Similar to other beachfront cities, you can find luxury real estate in Da Nang on its coast where ocean views are available. The Han River runs through the city center with prime properties on its shores as well. Things become more local once you’re further inland.
Hoi An is around 25 kilometers south of Da Nang and they both share some of the same traits. But Hoi An is smaller, comparatively secluded, and feels like a resort instead of a city.
Some people prefer living in Hoi An.
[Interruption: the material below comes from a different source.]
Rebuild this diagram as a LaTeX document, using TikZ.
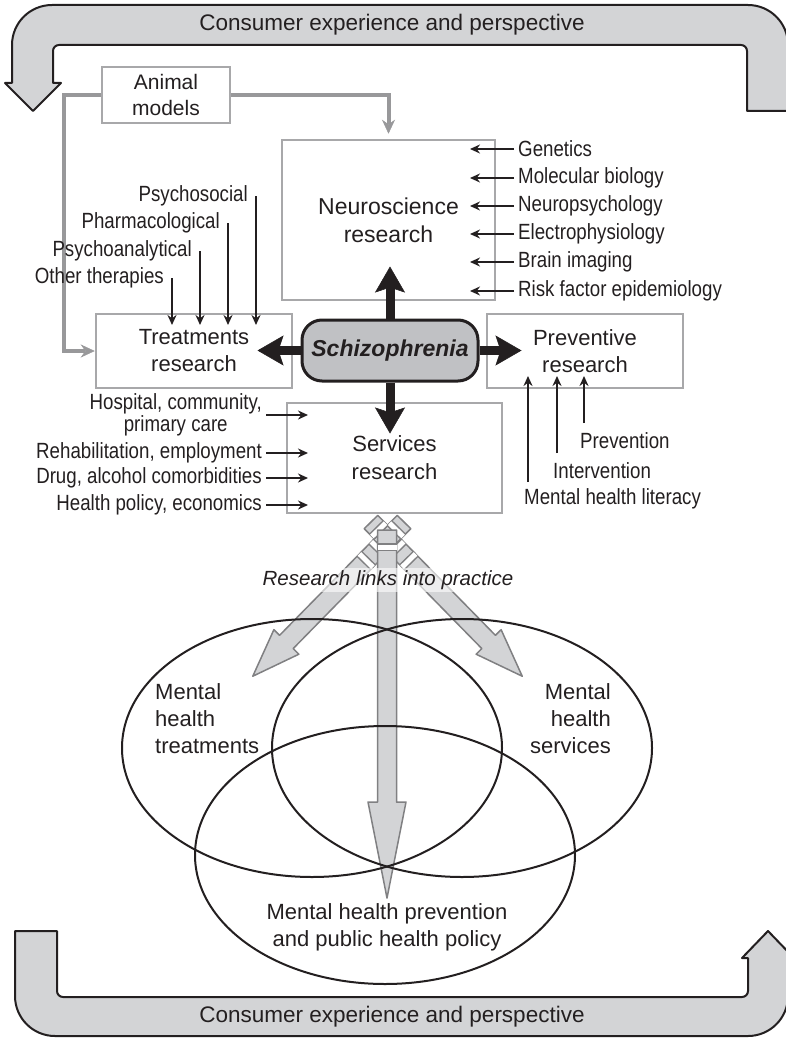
\documentclass[tikz,border=0pt]{standalone}
\usepackage{fontspec}
\setmainfont{Liberation Sans}
\newfontfamily\narrowfont{Liberation Sans}[FakeStretch=0.85]
\usepackage{tikz}
\usepackage{xcolor}
\usetikzlibrary{arrows.meta}
\usetikzlibrary{positioning}

\definecolor{bandgray}{RGB}{211,212,214}
\definecolor{boxgray}{RGB}{168,168,170}
\definecolor{linkgray}{RGB}{152,152,154}
\definecolor{fangray}{RGB}{128,128,130}
\definecolor{schizgray}{RGB}{192,193,196}
\definecolor{inkblack}{RGB}{35,31,32}

\tikzset{
  band/.style={draw=inkblack, fill=bandgray, line width=2pt, line join=round},
  bandtext/.style={font=\fontsize{22.5}{27}\selectfont, text=inkblack},
  resbox/.style={draw=boxgray, line width=2.5pt, align=center, text=inkblack, font=\fontsize{22}{27}\selectfont, inner sep=0pt},
  lbl/.style={font=\narrowfont\fontsize{22}{22}\selectfont, text=inkblack, inner xsep=4pt, inner ysep=1pt},
  feed/.style={draw=inkblack, line width=1.9pt, -{Stealth[length=10pt,width=9pt]}},
  bigarrow/.style={draw=inkblack, line width=9pt, -{Stealth[length=26pt,width=30pt,inset=5pt,line width=0.5pt]}},
  graylink/.style={draw=linkgray, line width=4pt, -{Stealth[length=14pt,width=13pt,line width=0.5pt]}},
  fan/.style={draw=fangray, fill=bandgray, line width=1.5pt, line join=round},
  gap/.style={draw=white, line width=5pt, preaction={draw=fangray, line width=8pt}},
  venn/.style={draw=inkblack, line width=2pt},
  venntext/.style={font=\fontsize{22}{27}\selectfont, text=inkblack, inner sep=4pt}
}

\begin{document}
\begin{tikzpicture}[x=1pt,y=-1pt]
\useasboundingbox (0,0) rectangle (785,1038);

% consumer bands
\filldraw[band] (747,111) -- (747,51) arc[start angle=0,end angle=-90,radius=6] -- (59,45) arc[start angle=270,end angle=180,radius=6] -- (53,83) -- (61,83) -- (33,111) -- (5,83) -- (12,83) -- (12,45) arc[start angle=180,end angle=270,radius=40] -- (748,5) arc[start angle=270,end angle=360,radius=40] -- (788,111) -- cycle;
\node[bandtext] (topband) at (392,25) {Consumer experience and perspective};
\filldraw[band] (15,931) -- (57,931) -- (57,991) arc[start angle=180,end angle=90,radius=6] -- (742,997) arc[start angle=90,end angle=0,radius=6] -- (748,958) -- (742,958) -- (768,931) -- (794,958) -- (788,958) -- (788,996) arc[start angle=0,end angle=90,radius=40] -- (55,1036) arc[start angle=90,end angle=180,radius=40] -- cycle;
\node[bandtext] (botband) at (392,1017) {Consumer experience and perspective};

% research boxes
\node[resbox, minimum width=128pt, minimum height=56pt, font=\fontsize{21}{26}\selectfont] (animal) at (166,95) {Animal\\models};
\node[resbox, minimum width=213pt, minimum height=160pt, font=\fontsize{23}{28}\selectfont] (neuro) at (388.5,220) {Neuroscience\\research};
\node[resbox, minimum width=196pt, minimum height=74pt] (treat) at (194,351) {Treatments\\research};
\node[resbox, minimum width=196pt, minimum height=74pt] (prev) at (585,351) {Preventive\\research};
\node[resbox, minimum width=215pt, minimum height=110pt, font=\fontsize{22}{28}\selectfont] (serv) at (394.5,458) {Services\\research};
\node[draw=inkblack, fill=schizgray, line width=3pt, rounded corners=20pt, minimum width=176pt, minimum height=61pt, text=inkblack, font=\bfseries\itshape\fontsize{23}{27}\selectfont] (schiz) at (390,350.5) {Schizophrenia};

\draw[bigarrow] (schiz.north) -- ++(0,-52);
\draw[bigarrow] (schiz.south) -- ++(0,51);
\draw[bigarrow] (schiz.west) -- ++(-43,0);
\draw[bigarrow] (schiz.east) -- ++(42,0);

\draw[graylink] (animal.west) -- ++(-37,0) |- (treat.west);
\draw[graylink] (animal.east) -| ([yshift=5pt]neuro.north);

% neuroscience inputs
\node[lbl, anchor=west] (gen) at (514,149) {Genetics};
\node[lbl, anchor=west] (molbio) at (514,178) {Molecular biology};
\node[lbl, anchor=west] (neuropsy) at (514,206) {Neuropsychology};
\node[lbl, anchor=west] (electro) at (514,234) {Electrophysiology};
\node[lbl, anchor=west] (brain) at (514,262) {Brain imaging};
\node[lbl, anchor=west] (risk) at (514,291) {Risk factor epidemiology};
\draw[feed] (gen.west) -- ++(-44,0);
\draw[feed] (molbio.west) -- ++(-44,0);
\draw[feed] (neuropsy.west) -- ++(-44,0);
\draw[feed] (electro.west) -- ++(-44,0);
\draw[feed] (brain.west) -- ++(-44,0);
\draw[feed] (risk.west) -- ++(-44,0);

% treatment inputs
\node[lbl, anchor=east] (psysoc) at (252,196) {Psychosocial};
\node[lbl, anchor=east] (pharma) at (224,223) {Pharmacological};
\node[lbl, anchor=east] (psyana) at (196,251) {Psychoanalytical};
\node[lbl, anchor=east] (other) at (168,278) {Other therapies};
\draw[feed] ([xshift=4pt]psysoc.east) -- ++(0,129);
\draw[feed] ([xshift=4pt]pharma.east) -- ++(0,102);
\draw[feed] ([xshift=4pt]psyana.east) -- ++(0,74);
\draw[feed] ([xshift=4pt]other.east) -- ++(0,47);

% services inputs
\node[lbl, anchor=east, align=center] (hosp) at (266,415) {Hospital, community,\\primary care};
\node[lbl, anchor=east] (rehab) at (266,453) {Rehabilitation, employment};
\node[lbl, anchor=east] (drug) at (266,478) {Drug, alcohol comorbidities};
\node[lbl, anchor=east] (hpol) at (266,505) {Health policy, economics};
\draw[feed] (hosp.east) -- ++(42,0);
\draw[feed] (rehab.east) -- ++(42,0);
\draw[feed] (drug.east) -- ++(42,0);
\draw[feed] (hpol.east) -- ++(42,0);

% preventive inputs
\node[lbl, anchor=west] (prevn) at (576,441) {Prevention};
\node[lbl, anchor=west] (interv) at (549,471) {Intervention};
\node[lbl, anchor=west] (literacy) at (520,499) {Mental health literacy};
\draw[feed] ([xshift=8pt,yshift=18pt]prevn.west) -- ++(0,-47);
\draw[feed] ([xshift=8pt,yshift=18pt]interv.west) -- ++(0,-77);
\draw[feed] ([xshift=8pt,yshift=17pt]literacy.west) -- ++(0,-106);

% research links into practice
\begin{scope}[shift={(371,522)}, rotate=-45.56]
\filldraw[fan] (0,-9.5) -- (168,-9.5) -- (168,-17.5) -- (216,0) -- (168,17.5) -- (168,9.5) -- (0,9.5) -- cycle;
\end{scope}
\begin{scope}[shift={(404,522)}, rotate=225.56]
\filldraw[fan] (0,-9.5) -- (168,-9.5) -- (168,-17.5) -- (216,0) -- (168,17.5) -- (168,9.5) -- (0,9.5) -- cycle;
\end{scope}
\begin{scope}[shift={(371,522)}, rotate=-45.56]
\draw[gap] (11,-9.5) -- (11,9.5);
\draw[gap] (37,-9.5) -- (37,9.5);
\draw[gap] (54,-9.5) -- (54,9.5);
\end{scope}
\begin{scope}[shift={(404,522)}, rotate=225.56]
\draw[gap] (11,-9.5) -- (11,9.5);
\draw[gap] (37,-9.5) -- (37,9.5);
\draw[gap] (54,-9.5) -- (54,9.5);
\end{scope}
\filldraw[fan] (377.5,530) -- (377.5,802) -- (368,802) -- (387,898) -- (406,802) -- (396.5,802) -- (396.5,530) -- cycle;
\draw[gap] (377.5,547) -- (396.5,547);
\node[font=\itshape\fontsize{20.5}{24}\selectfont, text=inkblack, fill=white, fill opacity=0.6, text opacity=1, inner sep=2pt] (links) at (388,580) {Research links into practice};

% practice sets
\draw[venn] (312,748) ellipse [x radius=190, y radius=129];
\draw[venn] (462,748) ellipse [x radius=190, y radius=129];
\draw[venn] (385,855) ellipse [x radius=190, y radius=129];
\node[venntext, align=left, anchor=west] (treatset) at (151,719) {Mental\\health\\treatments};
\node[venntext, align=right, anchor=east] (servset) at (615,719) {Mental\\health\\services};
\node[venntext, align=center] (prevset) at (387,927) {Mental health prevention\\and public health policy};
\end{tikzpicture}
\end{document}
Regardless, foreigners have far less options when buying real estate down there and it’s aimed at tourists rather than long-term residents.
Nha Trang is much closer to Ho Chi Minh City than Vietnam’s other beachside resort areas. It’s especially becoming popular among second-home owners and city dwellers who want a quick weekend getaway.
Like Vietnam’s middle class, Nha Trang’s skyline is starting to rise as locally-based Vietnamese tourists become more financially capable of taking vacations.
Those familiar with Southeast Asia say that Nha Trang resembles Pattaya in Thailand – both in terms of its feel and proximity to the nation’s largest city.
Real estate prices are noticeably lower than in Hoi An or Nha Trang. But demographics are also weaker. Furthermore, the “quality” of its tenants are poorer.
This doesn’t mean wealthy buyers from HCMC are not present in Nha Trang’s property market. You’re just more likely to run into backpackers and cheap retiree renters than in Da Nang.
As a landlord, your best options in Nha Trang are either catering to local tenants or a non-ideal segment of the foreign market.
Most investors would probably be better off in Da Nang than Nha Trang if they insist on buying beachfront property in Vietnam. For anyone that doesn’t need an ocean view, Ho Chi Minh City and Hanoi both enjoy better rental yields and appreciation prospects.
Hiring Real Estate Agents in Vietnam
You’ll find the local Vietnamese don’t really use property agents. In fact, there’s little concept of a realtor across developing Asia in general unless you’re a foreigner.
Real estate agents in Vietnam mostly exist to simplify the process for international buyers who cannot speak Vietnamese.
Locals typically buy and sell properties through friends, family, and co-workers. Whether doing so is practical or not, many Vietnamese would rather list a property themselves than pay a fee to a real estate agent.
If you value the services of a realtor and want to remove hassle, that’s fine. Simply remember, as a buyer, that a bunch of listed properties won’t be available to your realtor.
Likewise, as a seller, you’ll lose several percentage points worth of profit when using a realtor. Commission fees in Vietnam are usually about 3%.
Is Buying Vietnam Real Estate a Good Investment?
Vietnam enjoys good long-term potential, although perhaps even more caveats. Strong foreign investment limitations combined with one of the worst performing currencies in Asia makes its real estate market less profitable than it may appear on the surface.
Investing in Vietnam property isn’t necessarily a bad idea and you’d likely turn a profit. But you have better options in the region. Vietnam has a lot of bureaucracy and nothing unique to lure investors over the competition.
Buyers in Malaysia can fully own land and obtain a long-term visa through their investment. In Thailand, condominium owners benefit from one of the region’s most stable currencies. Those in Cambodia reap the rewards of one of the fastest growing economies on the planet.
Foreigners are allowed to freehold property in all three of the aforementioned countries. You can’t say that about Vietnam.
In contrast, Vietnam doesn’t have the right incentives. No matter who you are and what you’re looking for in a real estate purchase, you’d get better results elsewhere – at least until Vietnam opens up more to foreign buyers.
Returns are often easier to make in places that are not yet overrun by foreign investment. But if the government forces you to jump through hoops to make returns, it may be worth looking into alternatives.
Currently, Vietnam’s property market isn’t user-friendly enough to justify the potential returns.